Git: Cherry-picking a PR/merge request

February 2, 2018 -

Tags: git, github, gitlab

GitLab offers a functionality for cherry picking a merge request (PR).

This functionality doesn’t exist in GitHub, and in Git, either; it is useful in some cases.

In this article I’ll explain some git fundamentals, and in the last section, how to cherry pick a PR/merge request.

Contents:

Disclaimer

Git offers many workflow, and there is disagreement about what is considered optimal.

The workflow(s) presented here are a sensitive subject for some. This post doesn’t make any judgment: all the ideas are exposed purely for informational purposes - to be used as option, for those who deem them appropriate, or discarded, by those who don’t.

What is a git merge

In git, a merge is the act of joining together two branches, so that both of their histories will become part of the new, joined, branch.

This is an example:

  ╭──C─────╮     topic
  │        │
──*──A──B──*──>  master

In this case, after the merge, master will include all the commits: B, B and C.

There are two notable commits in the history above, both displayed as *:

the merge base (on the left): the most recent common ancestor [commit] of the two branches
the merge commit (on the right): the commit that joins the two branches together

Rebasing `onto` a new base

Suppose two developers are working on a branch:

──A────────>   master
  │
  ╰──B──C──>   dev1   (origin)
     │
     ╰──D──>   dev2   (local)

Developer 1 performs a force push (!) and changes the commit B to B'. This will be the new history:

──A─────────>   master
  │
  ├──B'──C──>   dev1   (origin)
  │
  ╰──B───D──>   dev2   (local)

Now we have a problem. When developer 2 will merge (or rebase) dev1 with dev2, there will be a conflict; since B is still present in dev2, he will need to discard the changes of B, and retain the changes of B'.

In order to perform a conflict-free rebase, developer 2 needs to apply a different strategy, around the lines of “I’m only interested in my commit - D - just apply it on top of the new origin branch”.

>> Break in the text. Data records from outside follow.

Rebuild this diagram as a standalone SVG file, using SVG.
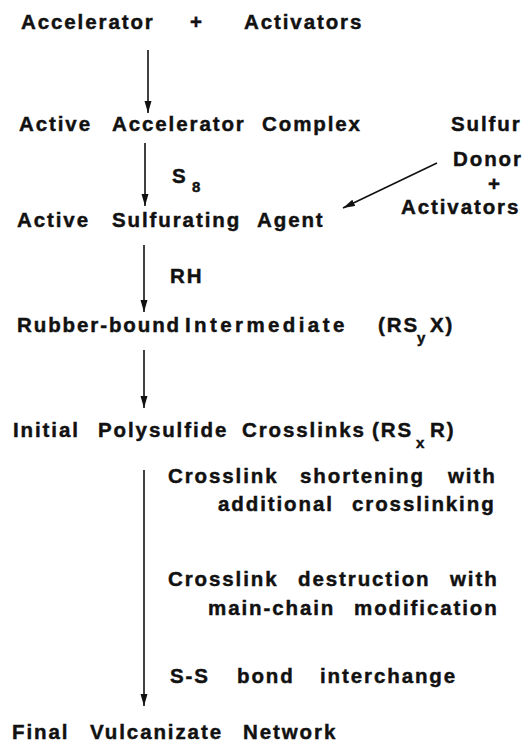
<svg xmlns="http://www.w3.org/2000/svg" width="525" height="749" viewBox="0 0 525 749">
  <style>
    text { font-family: "Liberation Sans", Arial, sans-serif; font-weight: bold; font-size: 20.5px; letter-spacing: 1.9px; fill: #111; stroke: #111; stroke-width: 0.45; }
    .sub { font-size: 15px; letter-spacing: 1px; }
    .wide { letter-spacing: 3.4px; }
    .conn { stroke: #111; stroke-width: 1.6; fill: none; }
  </style>
  <defs>
    <marker id="head" markerUnits="userSpaceOnUse" markerWidth="13" markerHeight="8" refX="12" refY="3.5" orient="auto">
      <path d="M0,0 L12,3.5 L0,7 Z" fill="#111"/>
    </marker>
  </defs>
  <rect width="525" height="749" fill="#fff"/>

  <!-- reaction steps; each word placed on its own x -->
  <g id="reactants">
    <text y="29"><tspan x="21">Accelerator</tspan><tspan x="190">+</tspan><tspan x="244">Activators</tspan></text>
  </g>

  <g id="active-complex">
    <text y="131"><tspan x="19">Active</tspan><tspan x="112">Accelerator</tspan><tspan x="262">Complex</tspan></text>
  </g>

  <g id="sulfur-donor">
    <text x="451" y="131">Sulfur</text>
    <text x="453" y="166">Donor</text>
    <text x="488" y="191">+</text>
    <text x="401" y="214">Activators</text>
  </g>

  <g id="sulfurating-agent">
    <text y="227"><tspan x="17">Active</tspan><tspan x="112">Sulfurating</tspan><tspan x="257">Agent</tspan></text>
  </g>

  <g id="rubber-bound">
    <text y="332"><tspan x="17">Rubber-bound</tspan><tspan class="wide" x="185">Intermediate</tspan><tspan x="378">(RS</tspan></text>
    <text class="sub" x="417" y="343">y</text>
    <text x="430" y="332">X)</text>
  </g>

  <g id="polysulfide">
    <text y="437"><tspan x="13">Initial</tspan><tspan x="98">Polysulfide</tspan><tspan x="242">Crosslinks</tspan><tspan x="372">(RS</tspan></text>
    <text class="sub" x="416" y="448">x</text>
    <text x="430" y="437">R)</text>
  </g>

  <g id="network">
    <text y="739"><tspan x="12">Final</tspan><tspan x="90">Vulcanizate</tspan><tspan x="243">Network</tspan></text>
  </g>

  <!-- step labels -->
  <g id="labels">
    <text x="172" y="183">S</text>
    <text class="sub" x="192" y="192">8</text>
    <text x="170" y="283">RH</text>
    <text y="483"><tspan x="168">Crosslink</tspan><tspan x="300">shortening</tspan><tspan x="448">with</tspan></text>
    <text y="511"><tspan x="218">additional</tspan><tspan x="352">crosslinking</tspan></text>
    <text y="586"><tspan x="168">Crosslink</tspan><tspan x="298">destruction</tspan><tspan x="450">with</tspan></text>
    <text y="615"><tspan x="208">main-chain</tspan><tspan x="354">modification</tspan></text>
    <text y="683"><tspan x="170">S-S</tspan><tspan x="237">bond</tspan><tspan x="320">interchange</tspan></text>
  </g>

  <g id="connectors">
    <line class="conn" x1="148" y1="50" x2="148" y2="113" marker-end="url(#head)"/>
    <line class="conn" x1="145" y1="143" x2="145" y2="206" marker-end="url(#head)"/>
    <line class="conn" x1="437" y1="163" x2="343" y2="208" marker-end="url(#head)"/>
    <line class="conn" x1="144" y1="245" x2="144" y2="312" marker-end="url(#head)"/>
    <line class="conn" x1="144" y1="350" x2="144" y2="408" marker-end="url(#head)"/>
    <line class="conn" x1="144" y1="470" x2="144" y2="706" marker-end="url(#head)"/>
  </g>
</svg>
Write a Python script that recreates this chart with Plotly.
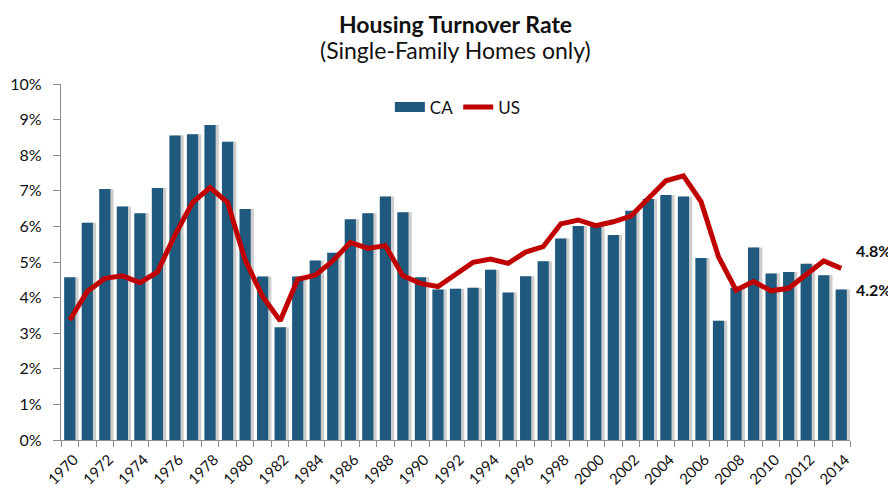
import plotly.graph_objects as go

years = list(range(1970, 2015))
ca = [4.57, 6.10, 7.05, 6.56, 6.37, 7.08, 8.55, 8.59, 8.85, 8.38,
      6.49, 4.59, 3.17, 4.59, 5.04, 5.26, 6.20, 6.37, 6.84, 6.40,
      4.57, 4.23, 4.25, 4.28, 4.78, 4.14, 4.60, 5.02, 5.66, 6.01,
      6.02, 5.76, 6.44, 6.77, 6.88, 6.84, 5.11, 3.35, 4.28, 5.41,
      4.68, 4.72, 4.95, 4.63, 4.23]
us = [3.37, 4.17, 4.54, 4.61, 4.42, 4.72, 5.76, 6.67, 7.09, 6.67,
      5.06, 4.03, 3.35, 4.51, 4.63, 5.03, 5.55, 5.38, 5.46, 4.61,
      4.40, 4.31, 4.65, 4.99, 5.08, 4.96, 5.28, 5.43, 6.07, 6.18,
      6.02, 6.13, 6.29, 6.79, 7.28, 7.42, 6.70, 5.15, 4.21, 4.45,
      4.19, 4.26, 4.63, 5.03, 4.82]
label_years = list(range(1970, 2015, 2))
y_ticks = list(range(0, 11))
title_text = "Housing Turnover Rate"
subtitle_text = "(Single-Family Homes only)"

FONT = "Lato"
BAR = "#1F5A7E"
LINE = "#C00000"
AXIS = "#8C8C8C"
BW = 0.64

# page body has an 8px margin, so the figure is sized/placed to compensate
W, H = 888, 483
ML, MR, MT, MB = 53, 46, 76, 51
PH = H - MT - MB


def py(px_from_top):
    return (H - MB - px_from_top) / PH


fig = go.Figure()
fig.add_trace(go.Bar(x=years, y=ca, width=BW, offset=-BW / 2 + 0.18,
                     marker=dict(color="rgba(90,90,90,0.30)", line=dict(width=0)),
                     showlegend=False, hoverinfo="skip"))
fig.add_trace(go.Bar(x=years, y=ca, name="CA", width=BW, offset=-BW / 2,
                     marker=dict(color=BAR, line=dict(width=0)), showlegend=False))
fig.add_trace(go.Scatter(x=[None], y=[None], name="CA", mode="lines",
                         line=dict(color=BAR, width=10)))
fig.add_trace(go.Scatter(x=years, y=us, name="US", mode="lines",
                         line=dict(color=LINE, width=5)))

fig.add_annotation(x=years[-1], y=us[-1], text=f"<b>{us[-1]:.1f}%</b>",
                   showarrow=False, xanchor="left", xshift=13, yshift=18,
                   font=dict(family=FONT, size=16, color="#111"))
fig.add_annotation(x=years[-1], y=ca[-1], text=f"<b>{ca[-1]:.1f}%</b>",
                   showarrow=False, xanchor="left", xshift=13, yshift=0,
                   font=dict(family=FONT, size=16, color="#111"))

fig.add_annotation(xref="paper", yref="paper", x=0.5, y=py(16), xanchor="center", yanchor="middle",
                   text=f"<b>{title_text}</b>", showarrow=False,
                   font=dict(family=FONT, size=23, color="#111"))
fig.add_annotation(xref="paper", yref="paper", x=0.5, y=py(42), xanchor="center", yanchor="middle",
                   text=subtitle_text, showarrow=False,
                   font=dict(family=FONT, size=23, color="#111"))

fig.update_layout(
    width=W, height=H,
    margin=dict(l=ML, r=MR, t=MT, b=MB, autoexpand=False),
    paper_bgcolor="white", plot_bgcolor="white",
    font=dict(family=FONT, size=15, color="#111"),
    legend=dict(orientation="h", x=0.503, xanchor="center", y=0.934, yanchor="middle",
                font=dict(family=FONT, size=17), bgcolor="rgba(0,0,0,0)",
                itemwidth=30, tracegroupgap=0),
    barmode="overlay",
)
fig.update_xaxes(range=[1969.5, 2014.5], tickvals=label_years, ticktext=[str(y) for y in label_years],
                 tickangle=-45, ticks="", showline=True, linecolor=AXIS, linewidth=1,
                 showgrid=False, zeroline=False, automargin=False,
                 tickfont=dict(family=FONT, size=15), ticklabelstandoff=4, ticklabelshift=4,
                 minor=dict(tick0=1969.5, dtick=1, ticks="outside", ticklen=6, tickcolor=AXIS, showgrid=False))
fig.update_yaxes(range=[0, 10], tickvals=y_ticks, ticktext=[f"{v}%\u00a0\u00a0" for v in y_ticks],
                 ticks="outside", ticklen=7, tickcolor=AXIS, showline=True, linecolor=AXIS,
                 linewidth=1, showgrid=False, zeroline=False, automargin=False,
                 tickfont=dict(family=FONT, size=16))

fig.write_html("out.html")
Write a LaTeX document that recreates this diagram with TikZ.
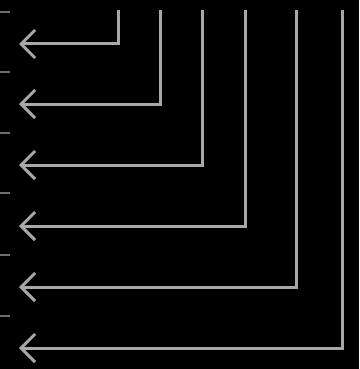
\documentclass[tikz,border=0pt]{standalone}
\usetikzlibrary{arrows.meta}
\definecolor{linegray}{HTML}{A8A8A8}
\definecolor{tickgray}{HTML}{6E6E6E}
\begin{document}
\begin{tikzpicture}[x=1pt,y=-1pt,
  conn/.style={draw=linegray,line width=3pt,line join=miter,-{Straight Barb[length=14pt,width=28pt,line width=3pt]}},
  tickmark/.style={draw=tickgray,line width=1.3pt}]
\fill[black] (0,0) rectangle (359,369);
\useasboundingbox (0,0) rectangle (359,369);
\foreach \i/\x/\y/\t in {1/118/44/12, 2/160/104/72, 3/202/165/133, 4/245/226/193, 5/296/287/255, 6/342/348/316}{
  \coordinate (top\i) at (\x,10);
  \coordinate (end\i) at (19,\y);
  \coordinate (tl\i) at (0,\t);
  \coordinate (tr\i) at (10,\t);
  \draw[conn] (top\i) |- (end\i);
  \draw[tickmark] (tl\i) -- (tr\i);
}
\end{tikzpicture}
\end{document}
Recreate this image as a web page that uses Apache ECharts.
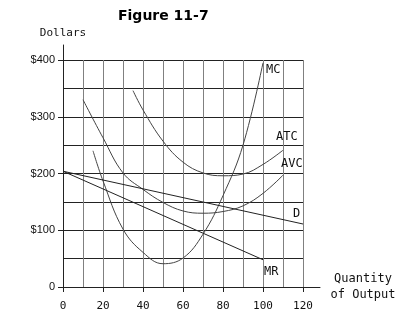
<!DOCTYPE html>
<html><head><meta charset="utf-8">
<script src="https://cdn.jsdelivr.net/npm/echarts@6/dist/echarts.min.js"></script>
<style>html,body{margin:0;padding:0;background:#fff}#c{width:399px;height:318px}</style>
</head><body><div id="c"></div>
<script>
// ---- data ----
const mcX  = [15, 20, 30, 40, 50, 60, 70, 80, 90, 100];
const mcY  = [240, 187, 102, 61, 41, 51, 93, 161, 250, 395];
const atcX = [35, 40, 50, 60, 70, 80, 90, 100, 110];
const atcY = [346, 312, 257, 220, 201, 196, 199, 216, 241];
const avcX = [10, 20, 30, 40, 50, 60, 70, 80, 90, 100, 110];
const avcY = [330, 263, 201, 172, 149, 134, 130, 133, 143, 165, 197];
const dX   = [0, 120];
const dY   = [204, 111];
const mrX  = [0, 100];
const mrY  = [204, 48];
const yTickValues = [0, 100, 200, 300, 400];
const yTickLabels = ['0', '$100', '$200', '$300', '$400'];
const curveNames = ['MC', 'ATC', 'AVC', 'D', 'MR'];

const mono = 'DejaVu Sans Mono';
function pts(xs, ys){ return xs.map((x,i)=>[x, ys[i]]); }
function curve(name, xs, ys, color, smooth, offset){
  return {
    type:'line', name:name, xAxisIndex:0, yAxisIndex:0,
    data:pts(xs, ys), showSymbol:false, symbol:'none', smooth:smooth,
    lineStyle:{color:color, width:1},
    endLabel:{show:true, formatter:name, distance:0, offset:offset,
      color:'#111', fontFamily:mono, fontSize:12}
  };
}
const chart = echarts.init(document.getElementById('c'), null, {renderer:'canvas'});
chart.setOption({
  animation:false,
  backgroundColor:'#fff',
  title:{text:'Figure 11-7', left:113, top:4,
    textStyle:{fontFamily:'DejaVu Sans', fontWeight:'bold', fontSize:14, color:'#000'}},
  grid:[
    {left:63, top:60, width:240, height:227},
    {left:63, top:45, right:79, bottom:31}
  ],
  xAxis:[
    {type:'value', gridIndex:0, min:0, max:120, interval:20,
     axisLine:{show:true, lineStyle:{color:'#222', width:1}},
     axisTick:{show:true, length:5, lineStyle:{color:'#222'}},
     minorTick:{show:false, splitNumber:2},
     minorSplitLine:{show:true, lineStyle:{color:'#808080', width:1}},
     splitLine:{show:true, lineStyle:{color:'#808080', width:1}},
     axisLabel:{margin:14, fontFamily:mono, fontSize:11, color:'#111'},
     name:'Quantity\nof Output', nameLocation:'end', nameGap:60,
     nameTextStyle:{fontFamily:mono, fontSize:12, color:'#111', align:'center',
       verticalAlign:'middle', lineHeight:16, padding:[10,0,0,0]}},
    {type:'value', gridIndex:1, min:0, max:1,
     axisLine:{show:true, lineStyle:{color:'#222', width:1}},
     axisTick:{show:false}, axisLabel:{show:false}, splitLine:{show:false}}
  ],
  yAxis:[
    {type:'value', gridIndex:0, min:0, max:400, interval:100,
     axisLine:{show:true, lineStyle:{color:'#222', width:1}},
     axisTick:{show:true, length:5, lineStyle:{color:'#222'}},
     minorTick:{show:false, splitNumber:2},
     minorSplitLine:{show:true, lineStyle:{color:'#222', width:1}},
     splitLine:{show:true, lineStyle:{color:'#222', width:1}},
     axisLabel:{margin:8, fontFamily:'Liberation Sans', fontSize:11, color:'#111',
       formatter:v=>{const i=yTickValues.indexOf(v); return i>=0?yTickLabels[i]:'';}},
     name:'Dollars', nameLocation:'end', nameGap:27,
     nameTextStyle:{fontFamily:mono, fontSize:11, color:'#111', align:'center', verticalAlign:'middle'}},
    {type:'value', gridIndex:1, min:0, max:1,
     axisLine:{show:true, lineStyle:{color:'#222', width:1}},
     axisTick:{show:false}, axisLabel:{show:false}, splitLine:{show:false}}
  ],
  series:[
    curve(curveNames[0], mcX, mcY, '#444', 0.4, [3, 7]),
    curve(curveNames[1], atcX, atcY, '#444', 0.4, [-7, -13]),
    curve(curveNames[2], avcX, avcY, '#444', 0.4, [-2, -11]),
    curve(curveNames[3], dX, dY, '#222', false, [-10, -10]),
    curve(curveNames[4], mrX, mrY, '#222', false, [1, 12])
  ]
});
</script></body></html>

What he wants is ultimately this:

──A────────────>   master
  │
  ╰──B'──C─────>   dev1   (origin)
         │
         ╰──D──>   dev2   (local)

In git, this strategy is executed via rebase --onto; the format is:

$ git rebase --onto <new_base> <new_branch_parent>

Going back to the pre-rebase history:

──A─────────>   master
  │
  ├──B'──C──>   dev1   (origin)
  │
  ╰──B───D──>   dev2   (local)

the references are:

new_base: C
new_branch_parent: B, otherwise referenceable as D~ (which means “parent of D”)

so the command is

$ git rebase --onto C B

or, using a relative reference:

$ git rebase --onto C D~

This will yield the desired history, without conflicts:

──A─────────────>   master
  │
  ╰──B'──C──────>   dev1   (origin)
         │
         ╰──D'──>   dev2   (local)

Note how D' is different from D. The change applied will be the same, but the commit as a whole is now different, since it’s parent of C, not parent of B anymore.

Finding the merge base

A functionality very common during rebases of any type is finding the merge base.

Suppose we have a feature branch:

──?──B──────>   master
  │
  ╰──C───D──>   feature

we want to know what’s the commit represented by ?, which is the most recent common ancestor [commit] of the two branches.

The git command format is merge-base branch1 branch2; in this case:

git merge-base B D

will return A.

Keep this in mind for later.

Cherry-picking a PR/merge request

What exactly do we mean with “cherry picking a PR/merge request”, and why we would want that?

Let’s see a case where we want to do this.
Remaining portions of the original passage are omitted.